A Blizzard spokesperson did not respond to a request for comment on the allegations against Kilgore and Ingalls. Instead, the spokesperson said that the three "are not currently employed by Blizzard.”
The state of California accused Activision Blizzard of fostering a "frat boy" culture and for being "breeding ground for harassment" and discrimination in a lawsuit filed at the end of July. The lawsuit includes a long list of alleged sexual harassment including jokes about rape, groping, comments on female colleagues' bodies, and "cube crawls" where drunk male employees would go around the office and harass female colleagues. The lawsuit also specifically names long-time World of Warcraft developer Alex Afrasiabi, alleging he used to call his hotel room at a company conference the Bill "Cosby suite," in a clear reference to Cosby's history of sexual assaults, according to former employees who spoke to Kotaku.
Kilgore is not named in the lawsuit.

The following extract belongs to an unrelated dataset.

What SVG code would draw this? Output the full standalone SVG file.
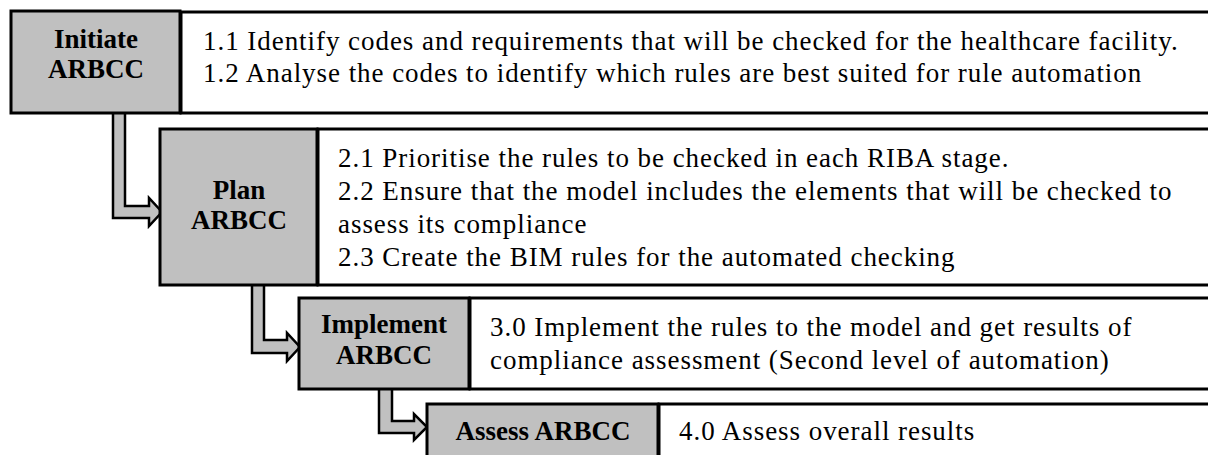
<svg xmlns="http://www.w3.org/2000/svg" width="1208" height="455" viewBox="0 0 1208 455">
  <style>
    .stage { fill: #c0c0c0; stroke: #000; stroke-width: 3; }
    .desc { fill: #fff; stroke: #000; stroke-width: 3; }
    .flow { fill: #c0c0c0; stroke: #000; stroke-width: 2.5; stroke-linejoin: miter; }
    .label { font-family: "Liberation Serif", "Times New Roman", serif; font-weight: bold; font-size: 27px; fill: #000; text-anchor: middle; }
    .body { font-family: "Liberation Serif", "Times New Roman", serif; font-size: 27px; letter-spacing: 0.95px; fill: #000; }
  </style>
  <rect width="1208" height="455" fill="#fff"/>

  <!-- step connectors -->
  <g id="connectors">
    <polygon class="flow" points="113,112 125,112 125,206 149,206 149,198 162,212 149,226 149,218 113,218"/>
    <polygon class="flow" points="252,284 264,284 264,340 287,340 287,333 300,347 287,361 287,353 252,353"/>
    <polygon class="flow" points="379,388 392,388 392,421 414,421 414,414 427,427 414,440 414,433 379,433"/>
  </g>

  <g id="initiate">
    <rect class="desc" x="181" y="12" width="1040" height="101"/>
    <rect class="stage" x="11" y="11" width="169" height="102"/>
    <text class="label" x="96" y="48">Initiate</text>
    <text class="label" x="96" y="78">ARBCC</text>
    <text class="body" x="203" y="50">1.1 Identify codes and requirements that will be checked for the healthcare facility.</text>
    <text class="body" x="203" y="82">1.2 Analyse the codes to identify which rules are best suited for rule automation</text>
  </g>

  <g id="plan">
    <rect class="desc" x="318" y="129" width="900" height="156"/>
    <rect class="stage" x="160" y="129" width="157" height="156"/>
    <text class="label" x="239" y="199">Plan</text>
    <text class="label" x="239" y="229">ARBCC</text>
    <text class="body" x="338" y="167">2.1 Prioritise the rules to be checked in each RIBA stage.</text>
    <text class="body" x="338" y="200">2.2 Ensure that the model includes the elements that will be checked to</text>
    <text class="body" x="338" y="233">assess its compliance</text>
    <text class="body" x="338" y="266">2.3 Create the BIM rules for the automated checking</text>
  </g>

  <g id="implement">
    <rect class="desc" x="470" y="298" width="760" height="91"/>
    <rect class="stage" x="299" y="298" width="170" height="91"/>
    <text class="label" x="384" y="333">Implement</text>
    <text class="label" x="384" y="364">ARBCC</text>
    <text class="body" x="490" y="336">3.0 Implement the rules to the model and get results of</text>
    <text class="body" x="490" y="369">compliance assessment (Second level of automation)</text>
  </g>

  <g id="assess">
    <rect class="desc" x="659" y="404" width="600" height="70"/>
    <rect class="stage" x="427" y="404" width="231" height="70"/>
    <text class="label" x="543" y="440">Assess ARBCC</text>
    <text class="body" x="679" y="440">4.0 Assess overall results</text>
  </g>
</svg>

But one passage refers to him, according to four former Blizzard employees.
"Defendant's former Chief Technology Officer was observed by employees groping inebriated female employees at company events and was known for making hiring decisions based on female applicants' looks," the complaint reads. Kilgore's Linkedin page lists him as Blizzard's Chief Technology Officer from 2014 to 2018.
The sexual harassment incidents spilled over outside of the company as well. Last week, Motherboard reported that Blizzard employees working at a conference booth set up to recruit new hires asked a woman if she "liked being penetrated."